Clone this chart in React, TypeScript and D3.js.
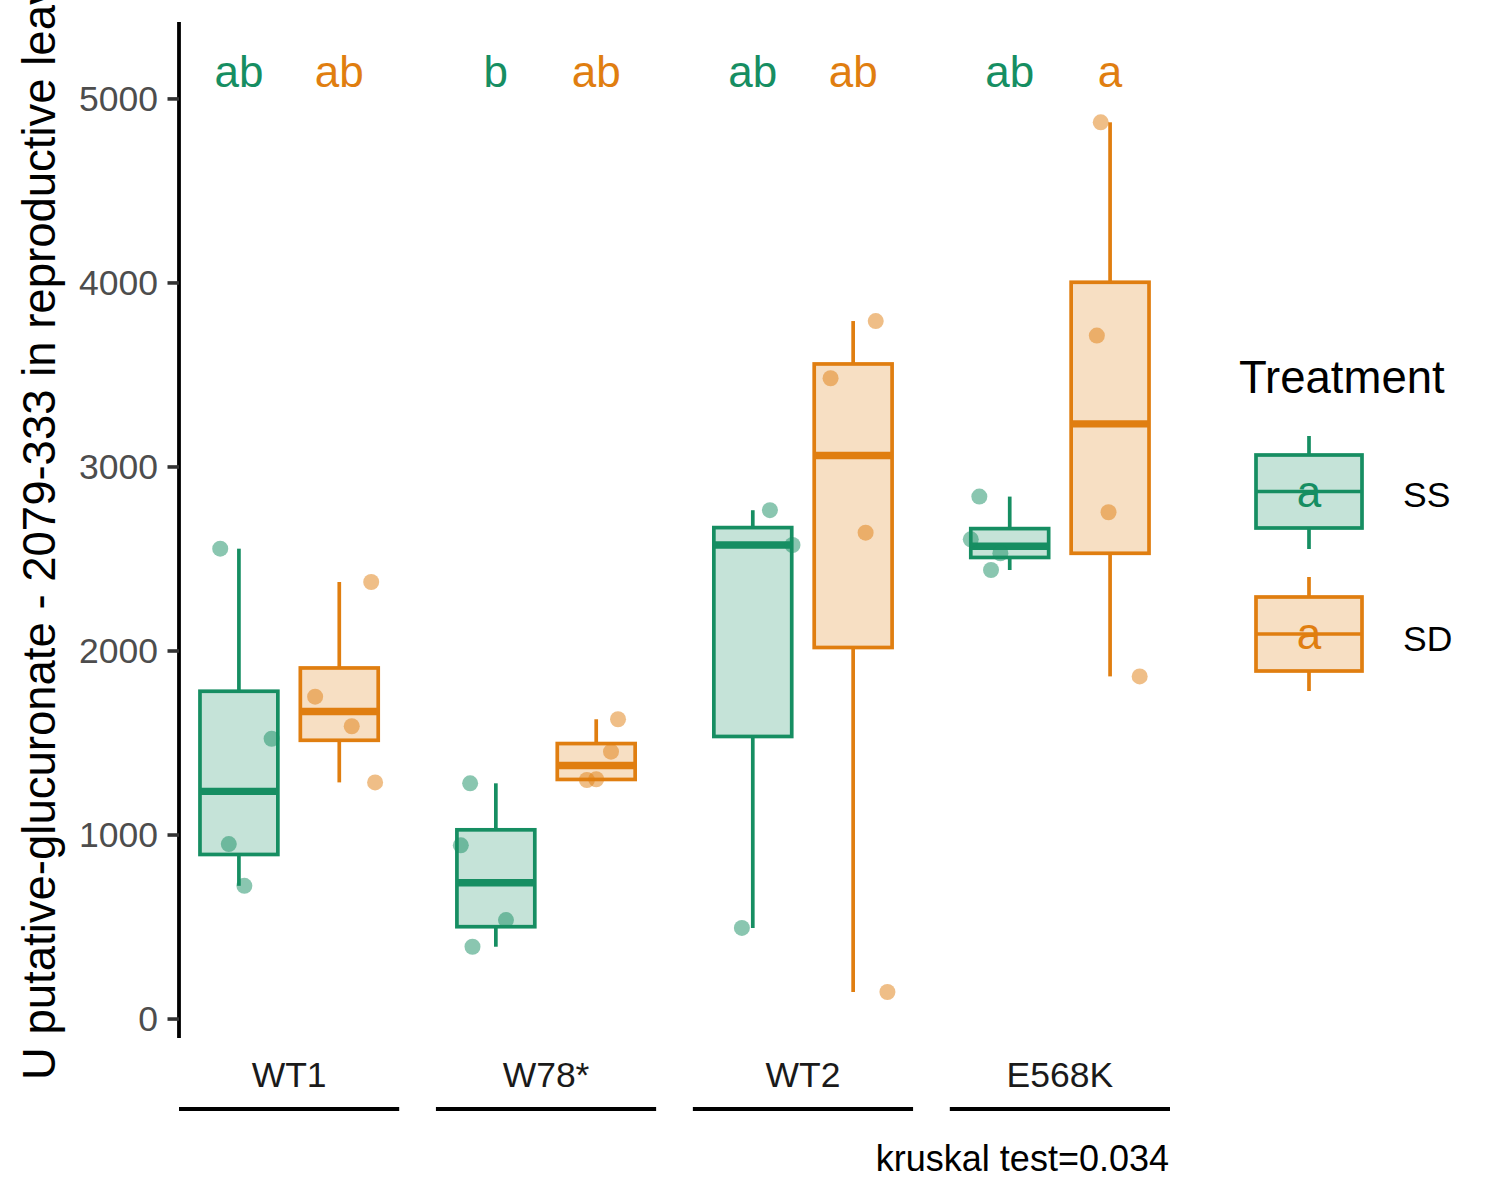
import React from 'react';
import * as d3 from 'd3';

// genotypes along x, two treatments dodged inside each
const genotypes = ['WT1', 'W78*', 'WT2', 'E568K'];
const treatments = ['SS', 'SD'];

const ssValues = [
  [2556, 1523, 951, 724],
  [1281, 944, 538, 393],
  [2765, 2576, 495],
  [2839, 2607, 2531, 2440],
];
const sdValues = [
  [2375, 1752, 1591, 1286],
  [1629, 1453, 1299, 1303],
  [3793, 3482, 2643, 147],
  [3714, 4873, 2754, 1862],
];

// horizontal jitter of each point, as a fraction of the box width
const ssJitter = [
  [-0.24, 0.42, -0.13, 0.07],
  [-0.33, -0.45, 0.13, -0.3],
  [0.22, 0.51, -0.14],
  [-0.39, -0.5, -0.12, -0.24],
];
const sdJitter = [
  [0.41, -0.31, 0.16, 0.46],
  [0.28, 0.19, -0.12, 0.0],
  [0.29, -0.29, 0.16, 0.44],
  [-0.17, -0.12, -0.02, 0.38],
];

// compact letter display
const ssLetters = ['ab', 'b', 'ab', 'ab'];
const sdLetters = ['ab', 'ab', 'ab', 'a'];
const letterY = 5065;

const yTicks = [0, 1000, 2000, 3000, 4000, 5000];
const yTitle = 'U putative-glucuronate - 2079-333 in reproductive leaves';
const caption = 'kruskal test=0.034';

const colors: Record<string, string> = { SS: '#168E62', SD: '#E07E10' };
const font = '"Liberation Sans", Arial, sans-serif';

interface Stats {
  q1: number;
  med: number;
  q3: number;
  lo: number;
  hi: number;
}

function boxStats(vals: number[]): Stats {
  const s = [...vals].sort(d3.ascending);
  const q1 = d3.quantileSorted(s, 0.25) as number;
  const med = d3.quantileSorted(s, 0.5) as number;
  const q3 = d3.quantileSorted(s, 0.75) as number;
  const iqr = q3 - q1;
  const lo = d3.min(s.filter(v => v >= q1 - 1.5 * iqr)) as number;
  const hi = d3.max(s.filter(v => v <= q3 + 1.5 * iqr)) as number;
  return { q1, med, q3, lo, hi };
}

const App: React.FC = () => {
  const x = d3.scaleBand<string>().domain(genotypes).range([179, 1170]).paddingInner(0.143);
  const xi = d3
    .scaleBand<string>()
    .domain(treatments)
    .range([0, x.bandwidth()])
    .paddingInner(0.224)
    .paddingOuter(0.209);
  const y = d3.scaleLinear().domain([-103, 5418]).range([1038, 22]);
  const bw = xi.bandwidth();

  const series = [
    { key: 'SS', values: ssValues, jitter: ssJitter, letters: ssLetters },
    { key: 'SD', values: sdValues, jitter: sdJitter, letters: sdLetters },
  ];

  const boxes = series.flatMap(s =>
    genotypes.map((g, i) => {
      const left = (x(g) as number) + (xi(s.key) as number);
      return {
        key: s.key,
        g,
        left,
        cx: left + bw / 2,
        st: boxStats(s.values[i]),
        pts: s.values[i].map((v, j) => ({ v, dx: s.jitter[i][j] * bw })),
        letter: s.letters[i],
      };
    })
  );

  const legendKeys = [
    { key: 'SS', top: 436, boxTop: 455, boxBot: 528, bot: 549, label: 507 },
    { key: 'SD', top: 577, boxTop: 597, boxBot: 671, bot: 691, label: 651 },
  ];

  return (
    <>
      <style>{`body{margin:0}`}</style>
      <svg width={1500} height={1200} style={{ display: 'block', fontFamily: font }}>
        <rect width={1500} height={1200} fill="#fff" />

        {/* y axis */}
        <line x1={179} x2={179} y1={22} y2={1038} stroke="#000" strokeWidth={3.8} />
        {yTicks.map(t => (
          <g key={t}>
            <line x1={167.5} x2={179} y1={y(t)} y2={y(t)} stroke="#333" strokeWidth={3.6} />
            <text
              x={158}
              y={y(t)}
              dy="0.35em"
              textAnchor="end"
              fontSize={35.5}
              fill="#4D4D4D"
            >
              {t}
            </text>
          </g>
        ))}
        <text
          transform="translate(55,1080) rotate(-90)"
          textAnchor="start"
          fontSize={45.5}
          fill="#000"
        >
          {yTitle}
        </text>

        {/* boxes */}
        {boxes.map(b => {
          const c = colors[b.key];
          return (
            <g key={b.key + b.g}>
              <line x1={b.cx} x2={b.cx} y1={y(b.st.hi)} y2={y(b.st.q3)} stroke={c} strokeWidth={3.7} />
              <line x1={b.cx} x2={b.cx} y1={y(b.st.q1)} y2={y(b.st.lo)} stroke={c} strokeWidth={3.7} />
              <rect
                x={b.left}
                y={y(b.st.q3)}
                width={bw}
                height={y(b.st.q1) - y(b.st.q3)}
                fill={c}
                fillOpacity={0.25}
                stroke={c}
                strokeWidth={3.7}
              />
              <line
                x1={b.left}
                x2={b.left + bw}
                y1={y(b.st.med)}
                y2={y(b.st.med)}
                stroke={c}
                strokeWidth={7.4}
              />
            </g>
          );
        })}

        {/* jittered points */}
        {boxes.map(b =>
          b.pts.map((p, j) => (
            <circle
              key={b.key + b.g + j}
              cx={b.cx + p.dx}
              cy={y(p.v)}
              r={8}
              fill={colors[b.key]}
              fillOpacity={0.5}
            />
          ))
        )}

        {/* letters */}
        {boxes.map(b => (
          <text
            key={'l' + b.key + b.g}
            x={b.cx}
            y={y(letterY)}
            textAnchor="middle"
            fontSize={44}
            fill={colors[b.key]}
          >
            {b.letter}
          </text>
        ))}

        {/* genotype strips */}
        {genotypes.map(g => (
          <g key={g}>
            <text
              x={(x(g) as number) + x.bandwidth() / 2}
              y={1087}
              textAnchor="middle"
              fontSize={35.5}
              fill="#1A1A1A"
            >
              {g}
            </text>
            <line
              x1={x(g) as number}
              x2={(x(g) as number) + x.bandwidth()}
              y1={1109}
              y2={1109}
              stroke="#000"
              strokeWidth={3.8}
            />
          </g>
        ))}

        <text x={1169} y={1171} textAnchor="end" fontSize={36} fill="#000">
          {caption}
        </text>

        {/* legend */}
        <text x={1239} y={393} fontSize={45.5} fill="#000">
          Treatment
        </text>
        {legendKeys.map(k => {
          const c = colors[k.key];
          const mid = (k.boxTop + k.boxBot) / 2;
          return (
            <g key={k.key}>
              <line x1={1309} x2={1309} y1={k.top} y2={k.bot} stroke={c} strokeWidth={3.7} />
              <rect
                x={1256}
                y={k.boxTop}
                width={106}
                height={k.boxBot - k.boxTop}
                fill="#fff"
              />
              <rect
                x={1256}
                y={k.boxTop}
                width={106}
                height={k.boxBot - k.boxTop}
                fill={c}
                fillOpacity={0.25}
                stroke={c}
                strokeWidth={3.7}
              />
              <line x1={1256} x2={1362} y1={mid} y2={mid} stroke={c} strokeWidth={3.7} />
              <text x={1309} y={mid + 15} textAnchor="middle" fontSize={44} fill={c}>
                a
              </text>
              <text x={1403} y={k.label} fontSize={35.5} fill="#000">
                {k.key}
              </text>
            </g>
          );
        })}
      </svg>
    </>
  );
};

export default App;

# # # #

_TO BE DONE:_
Extract every line of the data exactly; pictures stay out.

_EXERCISE OUTPUT:_
Clone this chart in React, TypeScript and D3.js.
import React from 'react';
import * as d3 from 'd3';

// genotypes along x, two treatments dodged inside each
const genotypes = ['WT1', 'W78*', 'WT2', 'E568K'];
const treatments = ['SS', 'SD'];

const ssValues = [
  [2556, 1523, 951, 724],
  [1281, 944, 538, 393],
  [2765, 2576, 495],
  [2839, 2607, 2531, 2440],
];
const sdValues = [
  [2375, 1752, 1591, 1286],
  [1629, 1453, 1299, 1303],
  [3793, 3482, 2643, 147],
  [3714, 4873, 2754, 1862],
];

// horizontal jitter of each point, as a fraction of the box width
const ssJitter = [
  [-0.24, 0.42, -0.13, 0.07],
  [-0.33, -0.45, 0.13, -0.3],
  [0.22, 0.51, -0.14],
  [-0.39, -0.5, -0.12, -0.24],
];
const sdJitter = [
  [0.41, -0.31, 0.16, 0.46],
  [0.28, 0.19, -0.12, 0.0],
  [0.29, -0.29, 0.16, 0.44],
  [-0.17, -0.12, -0.02, 0.38],
];

// compact letter display
const ssLetters = ['ab', 'b', 'ab', 'ab'];
const sdLetters = ['ab', 'ab', 'ab', 'a'];
const letterY = 5065;

const yTicks = [0, 1000, 2000, 3000, 4000, 5000];
const yTitle = 'U putative-glucuronate - 2079-333 in reproductive leaves';
const caption = 'kruskal test=0.034';

const colors: Record<string, string> = { SS: '#168E62', SD: '#E07E10' };
const font = '"Liberation Sans", Arial, sans-serif';

interface Stats {
  q1: number;
  med: number;
  q3: number;
  lo: number;
  hi: number;
}

function boxStats(vals: number[]): Stats {
  const s = [...vals].sort(d3.ascending);
  const q1 = d3.quantileSorted(s, 0.25) as number;
  const med = d3.quantileSorted(s, 0.5) as number;
  const q3 = d3.quantileSorted(s, 0.75) as number;
  const iqr = q3 - q1;
  const lo = d3.min(s.filter(v => v >= q1 - 1.5 * iqr)) as number;
  const hi = d3.max(s.filter(v => v <= q3 + 1.5 * iqr)) as number;
  return { q1, med, q3, lo, hi };
}

const App: React.FC = () => {
  const x = d3.scaleBand<string>().domain(genotypes).range([179, 1170]).paddingInner(0.143);
  const xi = d3
    .scaleBand<string>()
    .domain(treatments)
    .range([0, x.bandwidth()])
    .paddingInner(0.224)
    .paddingOuter(0.209);
  const y = d3.scaleLinear().domain([-103, 5418]).range([1038, 22]);
  const bw = xi.bandwidth();

  const series = [
    { key: 'SS', values: ssValues, jitter: ssJitter, letters: ssLetters },
    { key: 'SD', values: sdValues, jitter: sdJitter, letters: sdLetters },
  ];

  const boxes = series.flatMap(s =>
    genotypes.map((g, i) => {
      const left = (x(g) as number) + (xi(s.key) as number);
      return {
        key: s.key,
        g,
        left,
        cx: left + bw / 2,
        st: boxStats(s.values[i]),
        pts: s.values[i].map((v, j) => ({ v, dx: s.jitter[i][j] * bw })),
        letter: s.letters[i],
      };
    })
  );

  const legendKeys = [
    { key: 'SS', top: 436, boxTop: 455, boxBot: 528, bot: 549, label: 507 },
    { key: 'SD', top: 577, boxTop: 597, boxBot: 671, bot: 691, label: 651 },
  ];

  return (
    <>
      <style>{`body{margin:0}`}</style>
      <svg width={1500} height={1200} style={{ display: 'block', fontFamily: font }}>
        <rect width={1500} height={1200} fill="#fff" />

        {/* y axis */}
        <line x1={179} x2={179} y1={22} y2={1038} stroke="#000" strokeWidth={3.8} />
        {yTicks.map(t => (
          <g key={t}>
            <line x1={167.5} x2={179} y1={y(t)} y2={y(t)} stroke="#333" strokeWidth={3.6} />
            <text
              x={158}
              y={y(t)}
              dy="0.35em"
              textAnchor="end"
              fontSize={35.5}
              fill="#4D4D4D"
            >
              {t}
            </text>
          </g>
        ))}
        <text
          transform="translate(55,1080) rotate(-90)"
          textAnchor="start"
          fontSize={45.5}
          fill="#000"
        >
          {yTitle}
        </text>

        {/* boxes */}
        {boxes.map(b => {
          const c = colors[b.key];
          return (
            <g key={b.key + b.g}>
              <line x1={b.cx} x2={b.cx} y1={y(b.st.hi)} y2={y(b.st.q3)} stroke={c} strokeWidth={3.7} />
              <line x1={b.cx} x2={b.cx} y1={y(b.st.q1)} y2={y(b.st.lo)} stroke={c} strokeWidth={3.7} />
              <rect
                x={b.left}
                y={y(b.st.q3)}
                width={bw}
                height={y(b.st.q1) - y(b.st.q3)}
                fill={c}
                fillOpacity={0.25}
                stroke={c}
                strokeWidth={3.7}
              />
              <line
                x1={b.left}
                x2={b.left + bw}
                y1={y(b.st.med)}
                y2={y(b.st.med)}
                stroke={c}
                strokeWidth={7.4}
              />
            </g>
          );
        })}

        {/* jittered points */}
        {boxes.map(b =>
          b.pts.map((p, j) => (
            <circle
              key={b.key + b.g + j}
              cx={b.cx + p.dx}
              cy={y(p.v)}
              r={8}
              fill={colors[b.key]}
              fillOpacity={0.5}
            />
          ))
        )}

        {/* letters */}
        {boxes.map(b => (
          <text
            key={'l' + b.key + b.g}
            x={b.cx}
            y={y(letterY)}
            textAnchor="middle"
            fontSize={44}
            fill={colors[b.key]}
          >
            {b.letter}
          </text>
        ))}

        {/* genotype strips */}
        {genotypes.map(g => (
          <g key={g}>
            <text
              x={(x(g) as number) + x.bandwidth() / 2}
              y={1087}
              textAnchor="middle"
              fontSize={35.5}
              fill="#1A1A1A"
            >
              {g}
            </text>
            <line
              x1={x(g) as number}
              x2={(x(g) as number) + x.bandwidth()}
              y1={1109}
              y2={1109}
              stroke="#000"
              strokeWidth={3.8}
            />
          </g>
        ))}

        <text x={1169} y={1171} textAnchor="end" fontSize={36} fill="#000">
          {caption}
        </text>

        {/* legend */}
        <text x={1239} y={393} fontSize={45.5} fill="#000">
          Treatment
        </text>
        {legendKeys.map(k => {
          const c = colors[k.key];
          const mid = (k.boxTop + k.boxBot) / 2;
          return (
            <g key={k.key}>
              <line x1={1309} x2={1309} y1={k.top} y2={k.bot} stroke={c} strokeWidth={3.7} />
              <rect
                x={1256}
                y={k.boxTop}
                width={106}
                height={k.boxBot - k.boxTop}
                fill="#fff"
              />
              <rect
                x={1256}
                y={k.boxTop}
                width={106}
                height={k.boxBot - k.boxTop}
                fill={c}
                fillOpacity={0.25}
                stroke={c}
                strokeWidth={3.7}
              />
              <line x1={1256} x2={1362} y1={mid} y2={mid} stroke={c} strokeWidth={3.7} />
              <text x={1309} y={mid + 15} textAnchor="middle" fontSize={44} fill={c}>
                a
              </text>
              <text x={1403} y={k.label} fontSize={35.5} fill="#000">
                {k.key}
              </text>
            </g>
          );
        })}
      </svg>
    </>
  );
};

export default App;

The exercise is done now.